"The Palestinians need to know that at the end of the day, their territory is going to be free of Israeli troops, that occupation ends. But the Israelis rightfully will not withdraw unless they know the West Bank will not become a new Gaza," he said, a reference to rocket attacks on Israel since its withdrawal in 2005 from the Gaza Strip.
Palestinians have complained of Israel's insistence its security needs must be addressed in talks Kerry organized last summer. Kerry has struggle to accommodate Israel's concerns while keeping the Palestinians at the table, the Washington Post said Friday.
Kerry's wide-ranging speech highlighted U.S. diplomatic efforts around the world, mentioning close work with China and Asian allies to address the North Korean nuclear program and disaster relief, achievement of a cease-fire in South Sudan and demobilization of the M23 rebel group in the Central African Republic, and an economic summit involving the united States, Canada and Mexico.

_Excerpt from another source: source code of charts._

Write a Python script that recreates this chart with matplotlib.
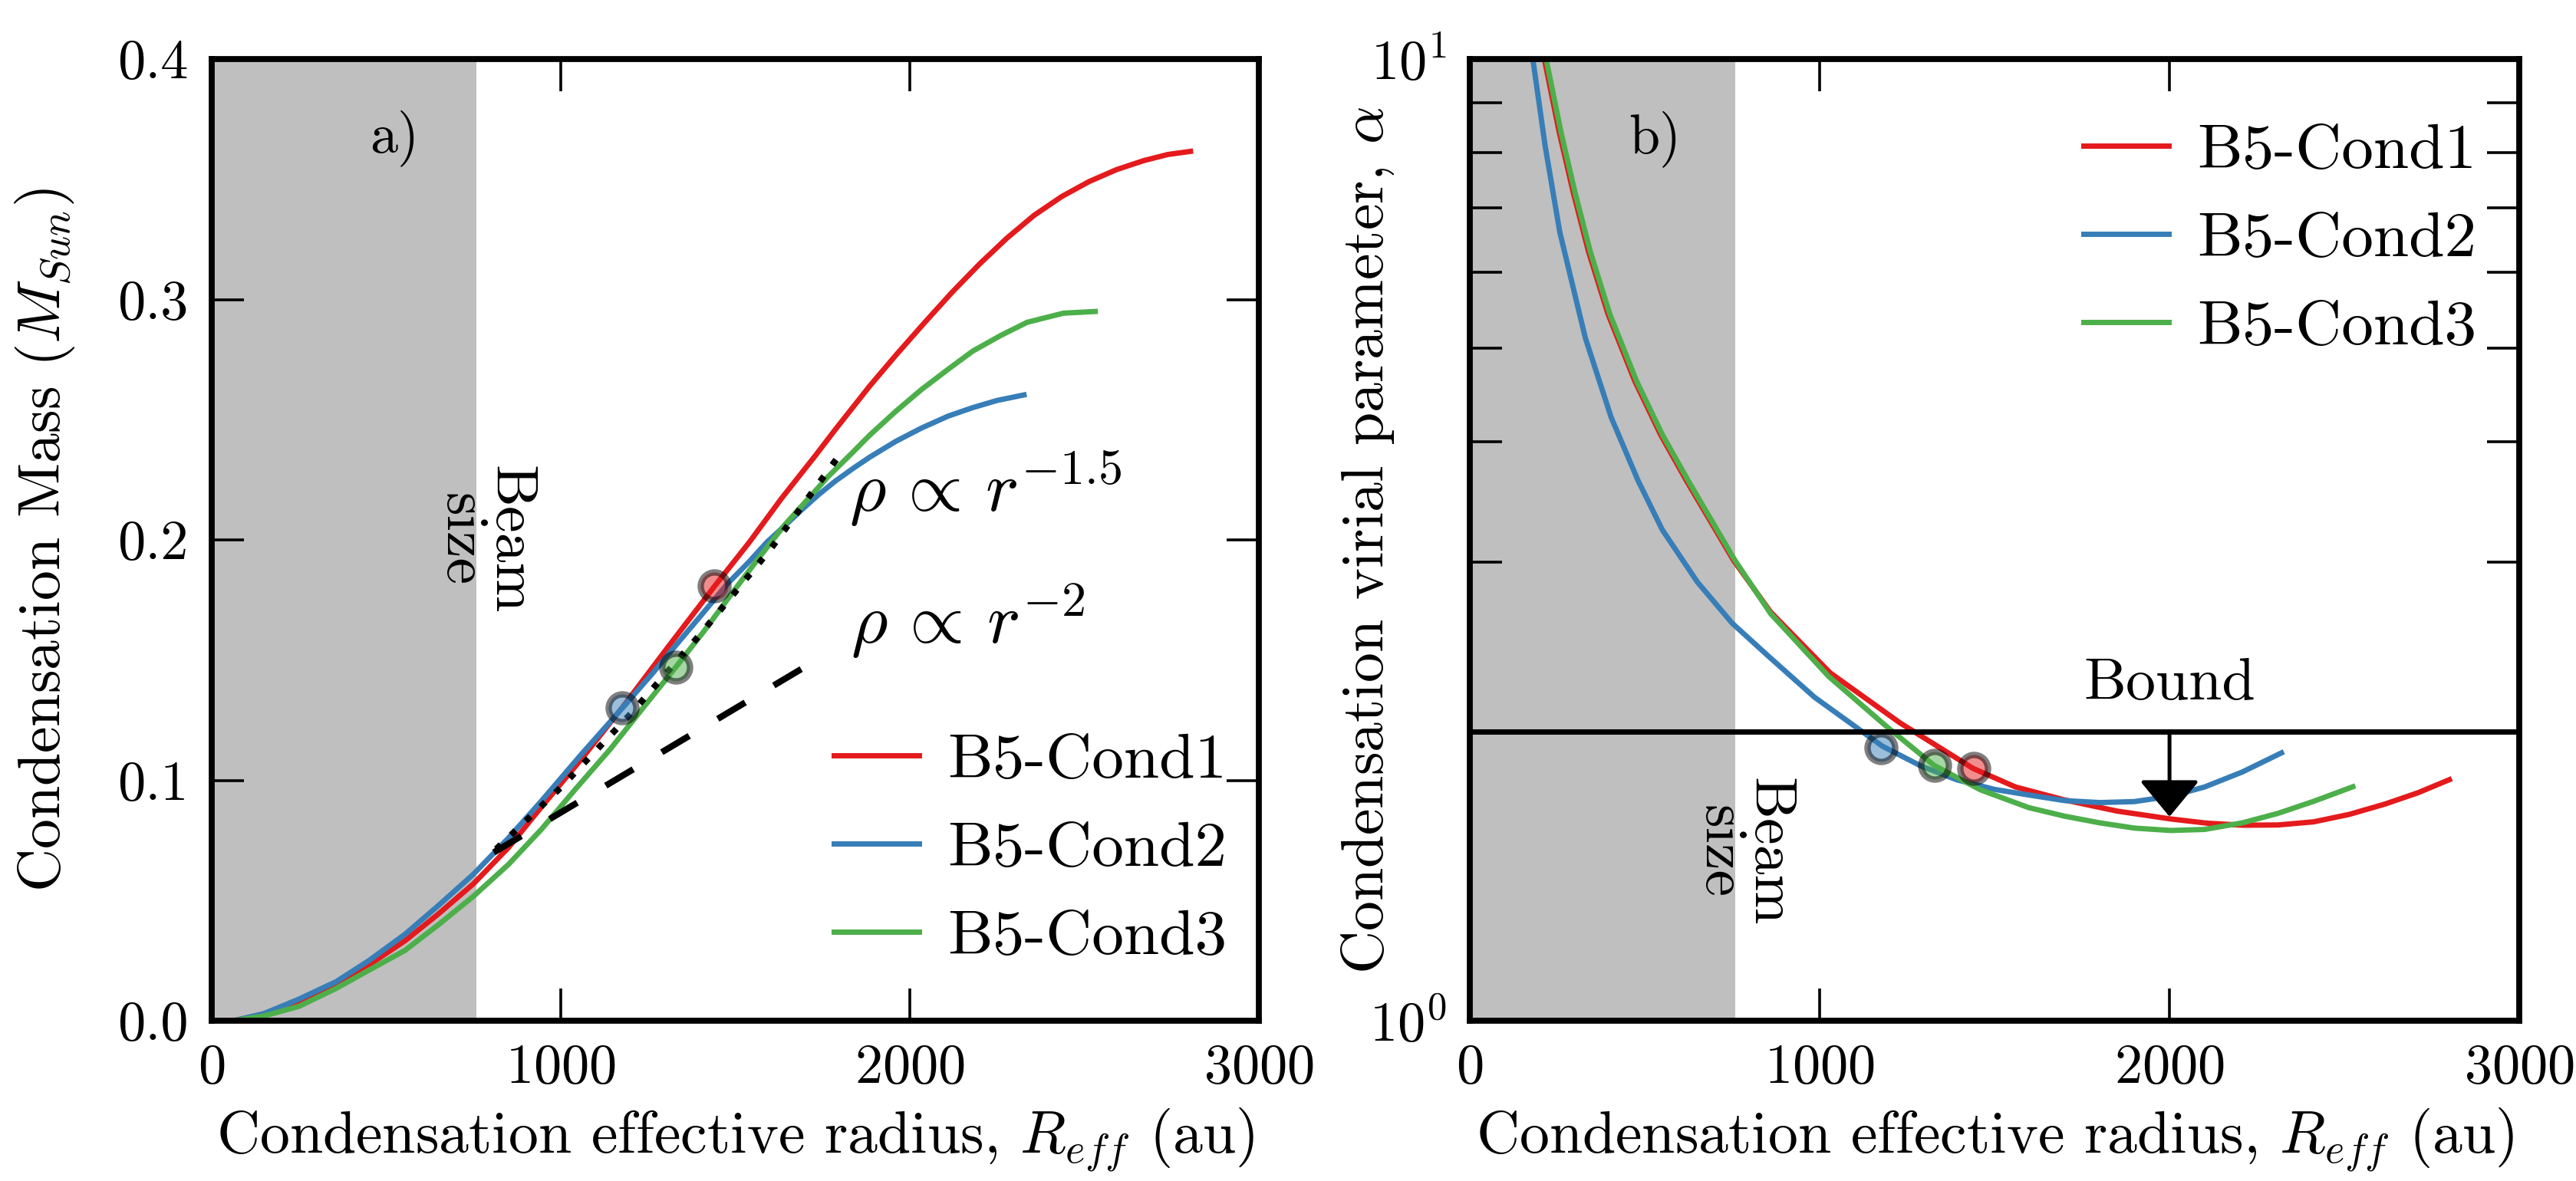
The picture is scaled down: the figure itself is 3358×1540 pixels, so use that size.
import matplotlib
matplotlib.use("Agg")
import matplotlib.pyplot as plt
from matplotlib.ticker import NullFormatter

plt.rcParams["font.family"] = "serif"
plt.rcParams["font.serif"] = ["cmr10"]
plt.rcParams["mathtext.fontset"] = "cm"
plt.rcParams["axes.formatter.use_mathtext"] = True
plt.rcParams["axes.unicode_minus"] = False

RED = "#e41a1c"
BLUE = "#377eb8"
GREEN = "#4daf4a"
SHADE = "#bfbfbf"
BEAM = 758
LABELS = ["B5-Cond1", "B5-Cond2", "B5-Cond3"]

# a) mass vs effective radius
r_mass_1 = [60, 150, 250, 357, 450, 554, 650, 750, 850, 945, 1060, 1180, 1310, 1442, 1540, 1631, 1729,
            1787, 1885, 1964, 2043, 2121, 2200, 2278, 2356, 2435, 2513, 2592, 2671, 2739, 2804]
mass_1 = [0.0, 0.0026, 0.0073, 0.0148, 0.0232, 0.0333, 0.0445, 0.057, 0.072, 0.089, 0.109, 0.131, 0.156,
          0.181, 0.199, 0.217, 0.235, 0.246, 0.264, 0.2775, 0.2905, 0.303, 0.3148, 0.3255, 0.335, 0.3428,
          0.349, 0.354, 0.3578, 0.3603, 0.3616]
r_mass_2 = [63, 150, 250, 357, 450, 554, 650, 750, 850, 945, 1060, 1176, 1260, 1338, 1410, 1476, 1540,
            1590, 1650, 1690, 1740, 1787, 1840, 1886, 1960, 2033, 2110, 2180, 2250, 2327]
mass_2 = [0.0, 0.003, 0.009, 0.0163, 0.025, 0.036, 0.048, 0.061, 0.076, 0.0915, 0.111, 0.130, 0.144,
          0.1576, 0.170, 0.1815, 0.191, 0.199, 0.207, 0.2125, 0.219, 0.2245, 0.230, 0.2345, 0.241, 0.2465,
          0.2515, 0.255, 0.258, 0.2603]
r_mass_3 = [63, 150, 250, 357, 450, 554, 650, 750, 850, 945, 1040, 1142, 1235, 1329, 1410, 1494, 1570,
            1640, 1705, 1767, 1830, 1886, 1960, 2033, 2110, 2180, 2260, 2336, 2440, 2531]
mass_3 = [0.0, 0.002, 0.006, 0.0135, 0.021, 0.0293, 0.040, 0.0518, 0.065, 0.0797, 0.096, 0.113, 0.130,
          0.147, 0.162, 0.1785, 0.193, 0.206, 0.2165, 0.2265, 0.2355, 0.2437, 0.2535, 0.2625, 0.271,
          0.2785, 0.285, 0.2905, 0.2943, 0.295]

# reference profiles
r_dot = [815, 1000, 1200, 1400, 1600, 1802]
m_dot = [0.0714, 0.097, 0.1276, 0.1608, 0.196, 0.236]
r_dash = [808, 1725]
m_dash = [0.070, 0.1494]

# b) virial parameter vs effective radius
r_vir_1 = [213, 255, 295, 339, 395, 471, 545, 618, 754, 860, 1030, 1230, 1438, 1560, 1699, 1850, 2004,
           2106, 2208, 2310, 2412, 2514, 2616, 2710, 2800]
vir_1 = [10.0, 8.41, 7.28, 6.31, 5.43, 4.63, 4.07, 3.65, 3.01, 2.66, 2.30, 2.04, 1.83, 1.750, 1.697,
         1.652, 1.621, 1.605, 1.597, 1.598, 1.610, 1.639, 1.680, 1.726, 1.781]
r_vir_2 = [180, 215, 257, 330, 404, 480, 550, 650, 750, 850, 985, 1179, 1290, 1393, 1500, 1597, 1700,
           1801, 1900, 2004, 2100, 2208, 2320]
vir_2 = [10.0, 8.13, 6.61, 5.13, 4.24, 3.65, 3.24, 2.86, 2.59, 2.40, 2.17, 1.93, 1.84, 1.78, 1.74,
         1.717, 1.694, 1.686, 1.690, 1.712, 1.750, 1.814, 1.899]
r_vir_3 = [218, 260, 300, 344, 400, 476, 550, 623, 758, 860, 1026, 1189, 1327, 1460, 1597, 1700, 1801,
           1900, 2004, 2100, 2208, 2310, 2412, 2524]
vir_3 = [10.0, 8.41, 7.28, 6.31, 5.43, 4.63, 4.07, 3.65, 3.01, 2.65, 2.28, 2.026, 1.843, 1.738, 1.666,
         1.632, 1.606, 1.586, 1.577, 1.581, 1.606, 1.643, 1.691, 1.751]

# highlighted condensations
r_pts = [1440, 1176, 1329]
mass_pts = [0.181, 0.130, 0.147]
vir_pts = [1.83, 1.923, 1.843]
BOUND = 2.0

fig = plt.figure(figsize=(16.79, 7.70), dpi=200)
ax1 = fig.add_axes([0.0822, 0.1357, 0.4065, 0.8143])
ax2 = fig.add_axes([0.5706, 0.1357, 0.4074, 0.8143])

colors = [RED, BLUE, GREEN]

for ax in (ax1, ax2):
    ax.axvspan(0, BEAM, color=SHADE, lw=0, zorder=0)
    for s in ax.spines.values():
        s.set_linewidth(2.8)
    ax.tick_params(which="both", direction="in", length=15, width=1.3,
                   top=True, right=True, labelsize=26, pad=11)
    ax.set_xlim(0, 3000)
    ax.set_xticks([0, 1000, 2000, 3000])
    ax.set_xlabel(r"Condensation effective radius, $R_{eff}$ (au)", fontsize=28, labelpad=6)

# panel a
for r, m, c, lab in zip([r_mass_1, r_mass_2, r_mass_3], [mass_1, mass_2, mass_3], colors, LABELS):
    ax1.plot(r, m, color=c, lw=2.5, label=lab)
ax1.plot(r_dot, m_dot, color="k", lw=3, ls=(0, (1, 2.2)))
ax1.plot(r_dash, m_dash, color="k", lw=3, ls=(0, (5, 5.2)))
for x, y, c in zip(r_pts, mass_pts, colors):
    ax1.plot(x, y, "o", ms=13, mfc=c, mec="k", mew=3, alpha=0.5)
ax1.set_ylim(0, 0.4)
ax1.set_yticks([0, 0.1, 0.2, 0.3, 0.4])
ax1.set_yticklabels(["0.0", "0.1", "0.2", "0.3", "0.4"])
ax1.set_ylabel(r"Condensation Mass ($M_{Sun}$)", fontsize=28)
ax1.yaxis.set_label_coords(-0.129, 0.5)
ax1.text(523, 0.367, "a)", fontsize=26, ha="center", va="center")
ax1.text(782, 0.20, "Beam\nsize", rotation=270, fontsize=28, ha="center", va="center",
         multialignment="center", linespacing=0.9)
ax1.text(1826, 0.212, r"$\rho\,\propto\,r^{-1.5}$", fontsize=33, ha="left", va="baseline")
ax1.text(1831, 0.157, r"$\rho\,\propto\,r^{-2}$", fontsize=33, ha="left", va="baseline")
ax1.legend(loc="center left", bbox_to_anchor=(0.539, 0.178), frameon=False, fontsize=30,
           handlelength=1.33, handletextpad=0.45, labelspacing=0.49)

# panel b
for r, a, c, lab in zip([r_vir_1, r_vir_2, r_vir_3], [vir_1, vir_2, vir_3], colors, LABELS):
    ax2.plot(r, a, color=c, lw=2.5, label=lab)
for x, y, c in zip(r_pts, vir_pts, colors):
    ax2.plot(x, y, "o", ms=13, mfc=c, mec="k", mew=3, alpha=0.5)
ax2.axhline(BOUND, color="k", lw=2.5)
ax2.annotate("", xy=(2000, 1.63), xytext=(2000, BOUND),
             arrowprops=dict(arrowstyle="-|>,head_length=0.4,head_width=0.33",
                             mutation_scale=37, color="k", lw=1.8, shrinkA=0, shrinkB=0))
ax2.text(2000, 2.1, "Bound", fontsize=28, ha="center", va="bottom")
ax2.set_yscale("log")
ax2.set_ylim(1, 10)
ax2.yaxis.set_minor_formatter(NullFormatter())
ax2.set_ylabel(r"Condensation virial parameter, $\alpha$", fontsize=28)
ax2.yaxis.set_label_coords(-0.070, 0.5)
ax2.text(528, 8.26, "b)", fontsize=26, ha="center", va="center")
ax2.text(783, 1.5, "Beam\nsize", rotation=270, fontsize=28, ha="center", va="center",
         multialignment="center", linespacing=0.9)
ax2.legend(loc="center left", bbox_to_anchor=(0.530, 0.812), frameon=False, fontsize=30,
           handlelength=1.33, handletextpad=0.45, labelspacing=0.49)

fig.savefig("out.png", dpi=200)
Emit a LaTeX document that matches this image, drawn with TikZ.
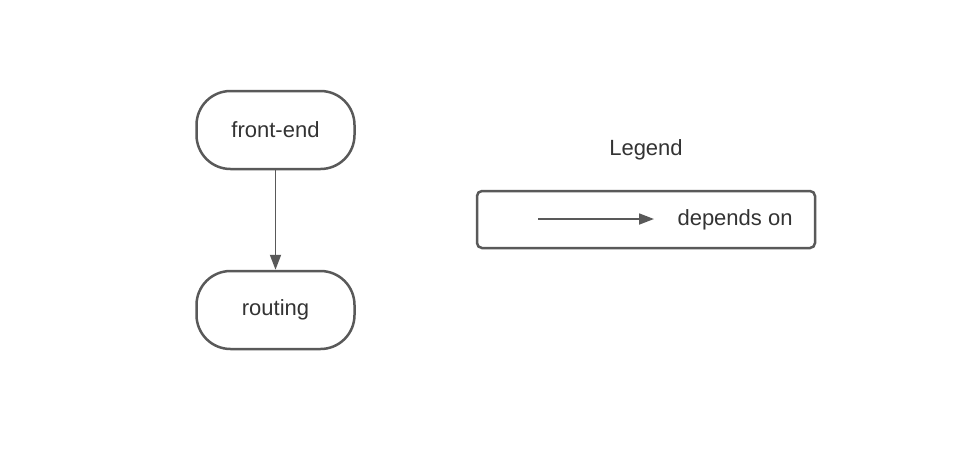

He also pointed to an agreement with Iran to reduce nuclear stockpiles, saying, "Inspectors can now also be at Natanz [nuclear plant] every day, thanks to the agreement we struck. Taken altogether, these elements will increase the amount of time that it would take for Iran to break out and build a bomb -- the breakout time, as we call it -- and it will increase our ability to be able to detect it and to prevent it. And all of this will to an absolute guarantee beyond any reasonable doubt make Israel safer than it was the day before we entered this agreement, make the region safer than it was the day before we entered this agreement, and make the world safer than it was."